It is generally accepted that visual displays and floral scent play important roles in communication between flowering plants and their pollinators. However, the relative role of visual and olfactory cues in pollinator attraction is largely unknown. In this study, we determined the roles of both types of cue in attracting pollinators to Cornus capitata, a medium sized tree with each capitulum surrounded by four large, white, petaloid bracts.

Methods

Pollinator observations and pollination experiments were conducted in a natural population; the inflorescences’ visual and olfactory signals were characterized by spectral and chemical analyses; the responses of pollinators to visual and olfactory cues were tested using dual-choice behavioural bioassays; the relative roles of visual and olfactory cues in pollinator attraction were tested by comparing the responses of pollinators to inflorescences subjected to three experimental treatments (intact, all bracts removed, and capitulum removed) within the natural population.

Important Findings

For fruit set, C. capitata is entirely dependent on pollinators, with a bee, Anthophora sp., being the main pollinator.

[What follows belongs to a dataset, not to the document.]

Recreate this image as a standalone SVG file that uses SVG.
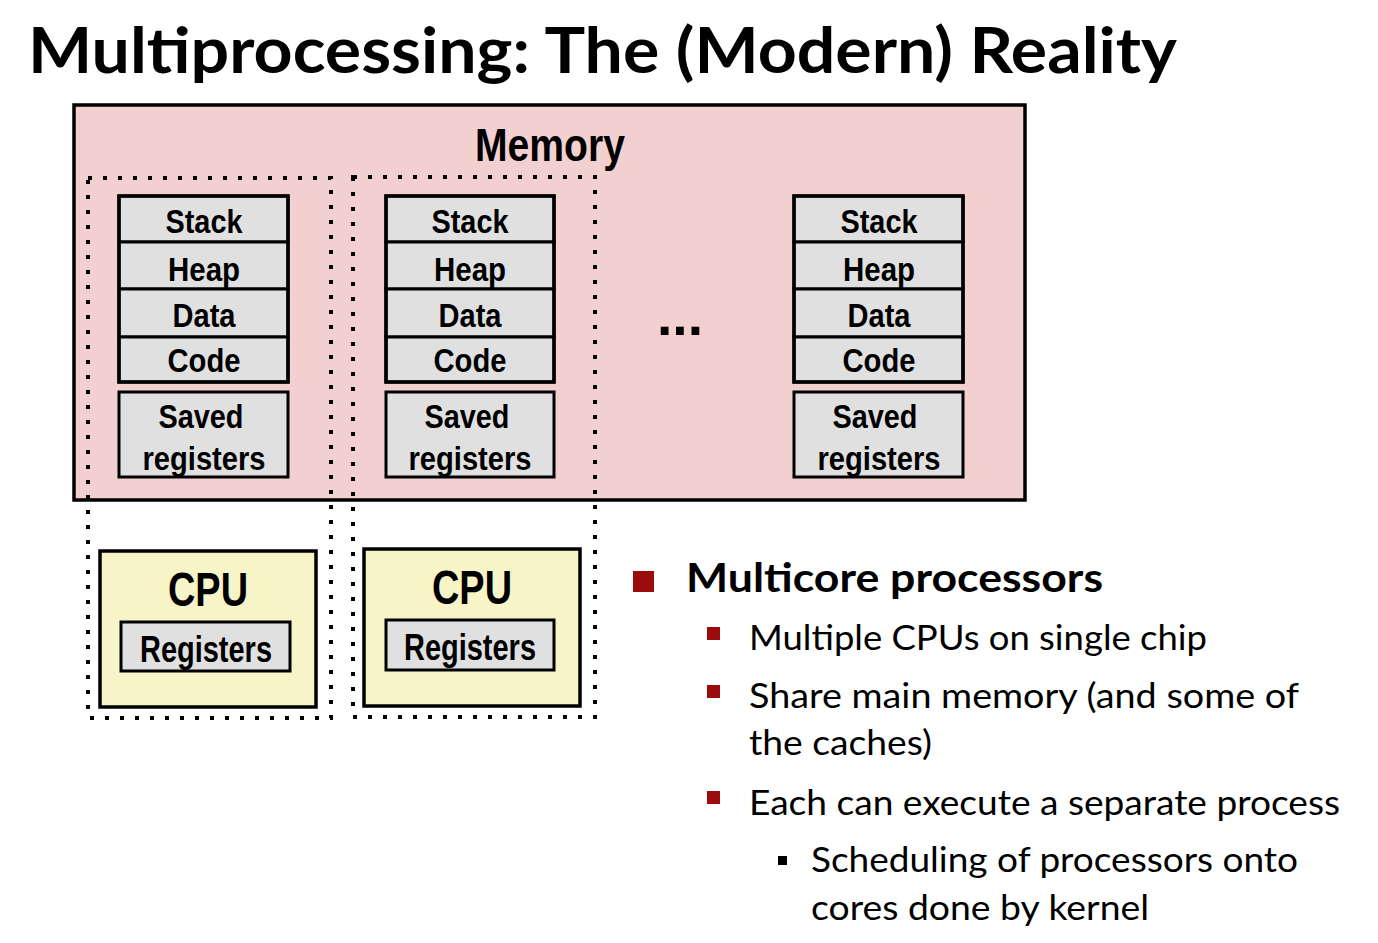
<svg xmlns="http://www.w3.org/2000/svg" width="1378" height="943" viewBox="0 0 1378 943">
  <defs>
    <style>
      .title { font-family: Lato, "Open Sans", sans-serif; font-weight: bold; font-size: 64px; fill: #000; }
      .lbl { font-family: "Liberation Sans Narrow", "Liberation Sans", sans-serif; font-weight: bold; fill: #000; text-anchor: middle; }
      .seg { fill: #e0e0e0; stroke: #000; stroke-width: 3; }
      .cpu { fill: #f7f4c8; stroke: #000; stroke-width: 3.5; }
      .dots { fill: none; stroke: #000; stroke-width: 4; stroke-dasharray: 4 11; }
      .b1 { font-family: Lato, "Open Sans", sans-serif; font-weight: bold; font-size: 41px; fill: #000; }
      .b2 { font-family: Lato, "Open Sans", sans-serif; font-size: 34px; fill: #000; }
      .red { fill: #9b0d0d; }
    </style>
  </defs>

  <rect width="1378" height="943" fill="#fff"/>

  <text class="title" x="28" y="73" textLength="1149" lengthAdjust="spacingAndGlyphs">Multiprocessing: The (Modern) Reality</text>

  <!-- shared memory -->
  <g id="memory">
    <rect x="74" y="105" width="951" height="395" fill="#f3d0d0" stroke="#000" stroke-width="3.5"/>
    <text class="lbl" x="550" y="161" font-size="46" textLength="150" lengthAdjust="spacingAndGlyphs">Memory</text>
    <text x="680" y="335" font-family="Liberation Sans, sans-serif" font-weight="bold" font-size="56" text-anchor="middle" textLength="46" lengthAdjust="spacingAndGlyphs">...</text>
  </g>

  <!-- process / core groupings -->
  <g id="groupings">
    <rect class="dots" x="88" y="178" width="243" height="540"/>
    <rect class="dots" x="353" y="177" width="242" height="540"/>
  </g>

  <!-- address space 1 -->
  <g id="proc1">
    <rect class="seg" x="119" y="196" width="169" height="46"/>
    <rect class="seg" x="119" y="242" width="169" height="47"/>
    <rect class="seg" x="119" y="289" width="169" height="48"/>
    <rect class="seg" x="119" y="337" width="169" height="45"/>
    <rect x="119" y="196" width="169" height="186" fill="none" stroke="#000" stroke-width="3.5"/>
    <text class="lbl" x="204" y="233" font-size="34" textLength="77" lengthAdjust="spacingAndGlyphs">Stack</text>
    <text class="lbl" x="204" y="281" font-size="34" textLength="72" lengthAdjust="spacingAndGlyphs">Heap</text>
    <text class="lbl" x="204" y="327" font-size="34" textLength="63" lengthAdjust="spacingAndGlyphs">Data</text>
    <text class="lbl" x="204" y="372" font-size="34" textLength="73" lengthAdjust="spacingAndGlyphs">Code</text>
    <rect class="seg" x="119" y="392" width="169" height="85" stroke-width="3.5"/>
    <text class="lbl" x="201" y="428" font-size="34" textLength="85" lengthAdjust="spacingAndGlyphs">Saved</text>
    <text class="lbl" x="204" y="470" font-size="34" textLength="123" lengthAdjust="spacingAndGlyphs">registers</text>
  </g>

  <!-- address space 2 -->
  <g id="proc2">
    <rect class="seg" x="386" y="196" width="168" height="46"/>
    <rect class="seg" x="386" y="242" width="168" height="47"/>
    <rect class="seg" x="386" y="289" width="168" height="48"/>
    <rect class="seg" x="386" y="337" width="168" height="45"/>
    <rect x="386" y="196" width="168" height="186" fill="none" stroke="#000" stroke-width="3.5"/>
    <text class="lbl" x="470" y="233" font-size="34" textLength="77" lengthAdjust="spacingAndGlyphs">Stack</text>
    <text class="lbl" x="470" y="281" font-size="34" textLength="72" lengthAdjust="spacingAndGlyphs">Heap</text>
    <text class="lbl" x="470" y="327" font-size="34" textLength="63" lengthAdjust="spacingAndGlyphs">Data</text>
    <text class="lbl" x="470" y="372" font-size="34" textLength="73" lengthAdjust="spacingAndGlyphs">Code</text>
    <rect class="seg" x="386" y="392" width="168" height="85" stroke-width="3.5"/>
    <text class="lbl" x="467" y="428" font-size="34" textLength="85" lengthAdjust="spacingAndGlyphs">Saved</text>
    <text class="lbl" x="470" y="470" font-size="34" textLength="123" lengthAdjust="spacingAndGlyphs">registers</text>
  </g>

  <!-- address space n -->
  <g id="procN">
    <rect class="seg" x="794" y="196" width="169" height="46"/>
    <rect class="seg" x="794" y="242" width="169" height="47"/>
    <rect class="seg" x="794" y="289" width="169" height="48"/>
    <rect class="seg" x="794" y="337" width="169" height="45"/>
    <rect x="794" y="196" width="169" height="186" fill="none" stroke="#000" stroke-width="3.5"/>
    <text class="lbl" x="879" y="233" font-size="34" textLength="77" lengthAdjust="spacingAndGlyphs">Stack</text>
    <text class="lbl" x="879" y="281" font-size="34" textLength="72" lengthAdjust="spacingAndGlyphs">Heap</text>
    <text class="lbl" x="879" y="327" font-size="34" textLength="63" lengthAdjust="spacingAndGlyphs">Data</text>
    <text class="lbl" x="879" y="372" font-size="34" textLength="73" lengthAdjust="spacingAndGlyphs">Code</text>
    <rect class="seg" x="794" y="392" width="169" height="85" stroke-width="3.5"/>
    <text class="lbl" x="875" y="428" font-size="34" textLength="85" lengthAdjust="spacingAndGlyphs">Saved</text>
    <text class="lbl" x="879" y="470" font-size="34" textLength="123" lengthAdjust="spacingAndGlyphs">registers</text>
  </g>

  <!-- cores -->
  <g id="cpu1">
    <rect class="cpu" x="100" y="551" width="216" height="156"/>
    <text class="lbl" x="208" y="606" font-size="48" textLength="80" lengthAdjust="spacingAndGlyphs">CPU</text>
    <rect class="seg" x="121" y="622" width="169" height="49" stroke-width="3.5"/>
    <text class="lbl" x="206" y="662" font-size="36" textLength="132" lengthAdjust="spacingAndGlyphs">Registers</text>
  </g>
  <g id="cpu2">
    <rect class="cpu" x="364" y="549" width="216" height="157"/>
    <text class="lbl" x="472" y="604" font-size="48" textLength="80" lengthAdjust="spacingAndGlyphs">CPU</text>
    <rect class="seg" x="386" y="620" width="168" height="50" stroke-width="3.5"/>
    <text class="lbl" x="470" y="660" font-size="36" textLength="132" lengthAdjust="spacingAndGlyphs">Registers</text>
  </g>

  <!-- bullet list -->
  <g id="notes">
    <rect class="red" x="633" y="571" width="21" height="21"/>
    <text class="b1" x="686" y="592" textLength="417" lengthAdjust="spacingAndGlyphs">Multicore processors</text>

    <rect class="red" x="707" y="627" width="13" height="13"/>
    <text class="b2" x="749" y="650" textLength="458" lengthAdjust="spacingAndGlyphs">Multiple CPUs on single chip</text>

    <rect class="red" x="707" y="685" width="13" height="13"/>
    <text class="b2" x="749" y="708" textLength="550" lengthAdjust="spacingAndGlyphs">Share main memory (and some of</text>
    <text class="b2" x="749" y="755" textLength="183" lengthAdjust="spacingAndGlyphs">the caches)</text>

    <rect class="red" x="707" y="791" width="13" height="13"/>
    <text class="b2" x="749" y="815" textLength="591" lengthAdjust="spacingAndGlyphs">Each can execute a separate process</text>

    <rect x="778" y="856" width="9" height="9" fill="#000"/>
    <text class="b2" x="811" y="872" textLength="487" lengthAdjust="spacingAndGlyphs">Scheduling of processors onto</text>
    <text class="b2" x="811" y="920" textLength="338" lengthAdjust="spacingAndGlyphs">cores done by kernel</text>
  </g>
</svg>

Bracts present high colour distance and green contrast against the leaves. Twelve volatile compounds in the floral scent were detected, most of which have previously been reported to be attractive to a broad spectrum of bee species. Behavioural bioassays showed that both, visual cues alone and olfactory cues alone, are attractive to pollinating bees. However, visual cues alone attracted significantly more approaches than olfactory cues alone, while olfactory cues alone elicited a significantly higher landing percentage than visual cues alone. The finding suggests that, in the C. capitata–Anthophora sp. interaction, visual cues are mainly used for location from long distances, while olfactory cues mainly aid landing from short distances. Our results indicate that different modalities of floral cues should be considered together to understand fully the communication between flowering plant and pollinators.